The computer and RTX4000 card were selected to work together for high-performance computing using OpenCV with CUDA. But in a Linux platform.

It’s a six-core Intel(R) Xeon(R) E-2276ME CPU @ 2.80GHz, on a Adlink motherboard.

The issue occurs with the proprietary nvidia-drivers-430 -435, and -440. It does not happen with the nouveau driver. But the nouveau driver does not support the resolution of the monitor I happen to have attached. Additionally, the nouveau driver cannot be a fallback solution over the long term because we need to have CUDA working on this machine.

Thank you for your help.

nvidia-driver.log (717.0 KB)

nvidia-bug-report.log (1.1 MB)

You’re running into an XID 79 error, most often caused by overheating or insufficient power.

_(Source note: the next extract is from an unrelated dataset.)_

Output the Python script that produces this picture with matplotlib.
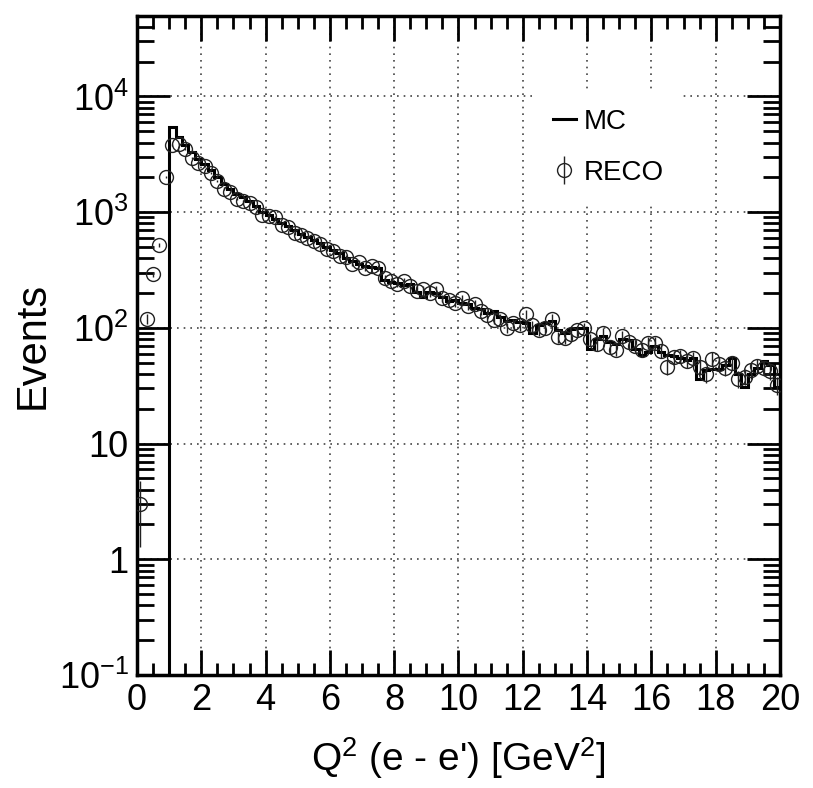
import numpy as np
import matplotlib
matplotlib.use("Agg")
import matplotlib.pyplot as plt
from matplotlib.ticker import FixedLocator, FixedFormatter, LogLocator, AutoMinorLocator, NullFormatter

plt.rcParams['font.family'] = ['Liberation Sans', 'DejaVu Sans']
plt.rcParams['mathtext.default'] = 'regular'

# 100 bins of 0.2 GeV^2 from 0 to 20
bin_edges = np.linspace(0, 20, 101)
bin_centers = 0.5 * (bin_edges[:-1] + bin_edges[1:])

mc_counts = [
    0, 0, 0, 0, 0, 5400, 4500, 3800, 3300, 2900,
    2600, 2300, 2000, 1750, 1600, 1450, 1350, 1250, 1130, 1000,
    950, 880, 800, 760, 700, 650, 610, 570, 540, 500,
    470, 440, 400, 380, 360, 345, 335, 330, 260, 250,
    245, 235, 240, 205, 185, 205, 200, 185, 170, 175,
    165, 160, 150, 145, 135, 140, 125, 115, 118, 112,
    110, 90, 105, 110, 115, 95, 90, 98, 100, 100,
    66, 80, 85, 75, 72, 80, 78, 66, 58, 62,
    70, 62, 58, 57, 55, 53, 55, 36, 43, 44,
    44, 48, 55, 40, 31, 40, 45, 52, 48, 31,
]

reco_counts = [
    3, 120, 290, 520, 2000, 3800, 3900, 3500, 2950, 2650,
    2500, 2200, 1850, 1600, 1500, 1300, 1250, 1200, 1100, 950,
    920, 900, 780, 740, 660, 630, 600, 560, 530, 480,
    460, 420, 410, 360, 370, 330, 340, 330, 270, 255,
    240, 255, 230, 210, 215, 200, 215, 180, 175, 165,
    180, 155, 160, 140, 130, 118, 120, 100, 110, 105,
    132, 105, 95, 100, 120, 83, 82, 88, 95, 100,
    80, 72, 90, 68, 65, 85, 75, 70, 64, 74,
    74, 63, 46, 56, 57, 52, 55, 46, 40, 54,
    49, 45, 50, 36, 38, 43, 47, 45, 42, 32,
]

ymin, ymax = 0.1, 5e4

mc = np.array(mc_counts, dtype=float)
reco = np.array(reco_counts, dtype=float)
reco_err = np.sqrt(reco)

fig = plt.figure(figsize=(8.13, 7.88), dpi=100)
ax = fig.add_axes([0.1685, 0.1434, 0.7909, 0.8368])

ax.set_yscale('log')
ax.set_xlim(0, 20)
ax.set_ylim(ymin, ymax)

# grid
ax.grid(True, which='major', color='#444444', linestyle=(0, (1, 3)), linewidth=1.2)
ax.set_axisbelow(True)

# MC histogram (empty bins sit at the bottom of the frame, ROOT-like)
ax.stairs(np.clip(mc, ymin, None), bin_edges, baseline=None, color='black',
          linewidth=2.2, label='MC', zorder=3)

# RECO points
ax.errorbar(bin_centers, reco, yerr=reco_err, fmt='o', mfc='none', mec='#222222',
            ms=10, mew=1.0, ecolor='#222222', elinewidth=1.0, capsize=0,
            label='RECO', zorder=4)

# ticks, ROOT style
ax.xaxis.set_major_locator(FixedLocator(np.arange(0, 21, 2)))
ax.xaxis.set_minor_locator(AutoMinorLocator(4))
yt = [1e-1, 1, 10, 1e2, 1e3, 1e4]
ax.yaxis.set_major_locator(FixedLocator(yt))
ax.yaxis.set_major_formatter(FixedFormatter(['$10^{-1}$', '1', '10', '$10^{2}$', '$10^{3}$', '$10^{4}$']))
ax.yaxis.set_minor_locator(LogLocator(base=10, subs=np.arange(2, 10), numticks=20))
ax.yaxis.set_minor_formatter(NullFormatter())
ax.tick_params(which='both', direction='in', top=True, right=True, width=2.0)
ax.tick_params(which='major', length=18, labelsize=26, pad=6)
ax.tick_params(axis='y', which='major', length=24)
ax.tick_params(axis='y', which='minor', length=12)
ax.tick_params(axis='x', which='minor', length=9)
for s in ax.spines.values():
    s.set_linewidth(2.5)

ax.set_xlabel("Q$^{2}$ (e - e') [GeV$^{2}$]", fontsize=28, labelpad=12)
ax.set_ylabel('Events', fontsize=30, labelpad=4)

leg = ax.legend(loc='upper left', bbox_to_anchor=(0.60, 0.905), frameon=True,
                fontsize=20, handlelength=0.8, handletextpad=0.3,
                labelspacing=0.9, borderpad=0.6)
leg.get_frame().set_edgecolor('white')
leg.get_frame().set_facecolor('white')
leg.get_frame().set_alpha(1.0)
leg.get_frame().set_boxstyle('square', pad=0.0)

fig.savefig('out.png', dpi=100)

The RTX4000 draws a lot of power with high spikes. Please check/replace PSU or cables.

Thank you. That provides some insight into the nature of the issue. But how come I can use Windows 10 Workstation Professional for hours on end without any lockups? In Windows, I hear the fans spinning up and slowing down to handle heat generated by CPU/GPU usage. Sometimes it’s caused by Windows 10 doing things in the background related to its hands-off update scheme. But regardless of fan speed, the system remains stable. I’m not doing any intensive 3D rendering or GPU computing in either OS. Just IDEs, browser tabs, text editors, etc.

I re-seated all the power connections that I could access without removing the PSU, to no avail. The 8-pin connection to the PSU appears to be seated. I don’t know what the wattage rating is of the PSU. It’s a Seasonic Focus Platinum. Since I did not build this rig, I will have to disassemble it to find the wattage of the PSU. Seasonic makes good PSUs, but apparently they do not deem it necessary to print the wattage on the side that one sees when the PSU is deployed in the case. The PSU very well could be on the lean side for such a card as the RTX4000. But again, neither Windows 10 nor nouveau in Linux seem to run into trouble with it.

Additionally, when the issue occurs in Linux, the fans spin at max speed. Sometimes not right away when it locks up, but within about half a minute, they are consistently at or near maximum speed. Which suggests that the CPU may be taxed by something related to the GPU lockup? I will add to my logging to gather CPU stats.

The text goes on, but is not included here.